Insert JSON bulk data via N1QL query

Hi Folks,

I want to insert JSON bulk data in couchbase via n1ql query.

I am able to insert JSON bulk data using Python SDK in this way.

“”"
def writehandler(event, context):
cluster = Cluster(‘couchbase://h1,h2’)
authenticator = PasswordAuthenticator(‘abc’, ‘abc’)
cluster.authenticate(authenticator)
cb = cluster.open_bucket(‘firstbucket’)
a = 1
start_time = time.time()
list1 ={}
while a <= 50000:
list1[str(‘doc_id_’ + str(a))]={‘airlines’: a}
a = a + 1
# print(list1)
cb.upsert_multi(list1)
“”"

In this I am using while loop.

Same thing I want to do using N1QL query. I want to insert 20000 JSON records at a time using N1QL.

Thank you.

What you have in Python is 90% of the way there - the reason you’re getting a timeout is it’s it’s taking longer than the default timeout to prepare, send and read the responses for a batch size of maximum 50000 items.

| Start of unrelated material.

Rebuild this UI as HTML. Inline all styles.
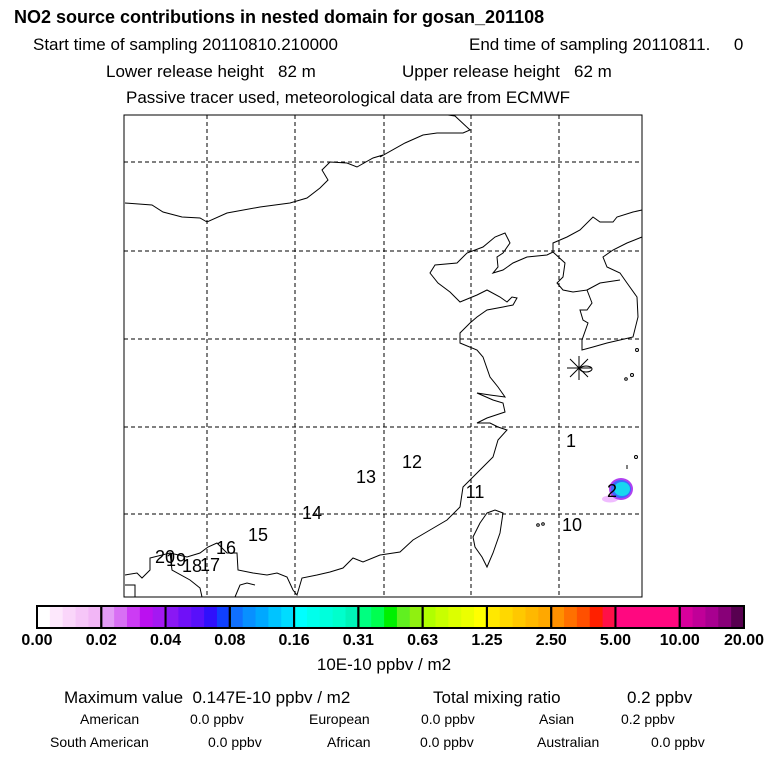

I suggest you either reduce the batch size, or increase the timeout from the default (which IIRC is 2.5s). See the client settings section in the SDK documentation for increasing the timeout.

Hi @drigby,

My problem is not timeout.

I want to insert 20000 JSON record in couchbase via n1ql query just like given python SDK.

Thank you.

Hi @ImPurshu,

this is the syntax in N1QL.

INSERT INTO `travel-sample` (KEY,VALUE) 
VALUES ( "airline_4444", 
    { "callsign": "MY-AIR",
      "country": "United States",
      "iata": "Z1",
      "icao": "AQZ",
      "name": "80-My Air",
      "id": "4444",
      "type": "airline"} ),
VALUES ( "4445", { "callsign": "AIR-X",
      "country": "United States",
      "iata": "X1",
      "icao": "ARX",
      "name": "10-AirX",
      "id": "4445",
      "type": "airline"} ) ;

See the docs at: https://developer.couchbase.com/documentation/server/current/n1ql/n1ql-language-reference/insert.html

Hi @keshav_m

Thank you for your replay.

The solution which you have given is correct and I had seen also.

But if you want to insert 20000 records at a time, then this is not a good solution for it.

Please help me if you have another solution.

What’s the purpose of trying to insert 200K documents in a single statement?

If you’re generating/have the data, and want to load the quickly, there are many approaches.

  1. Direct KV inserts
  2. cbimport
1 Like

Note the documentation has a discussion on batching operations which is often necessary when optimizing for throughput, including a Python example.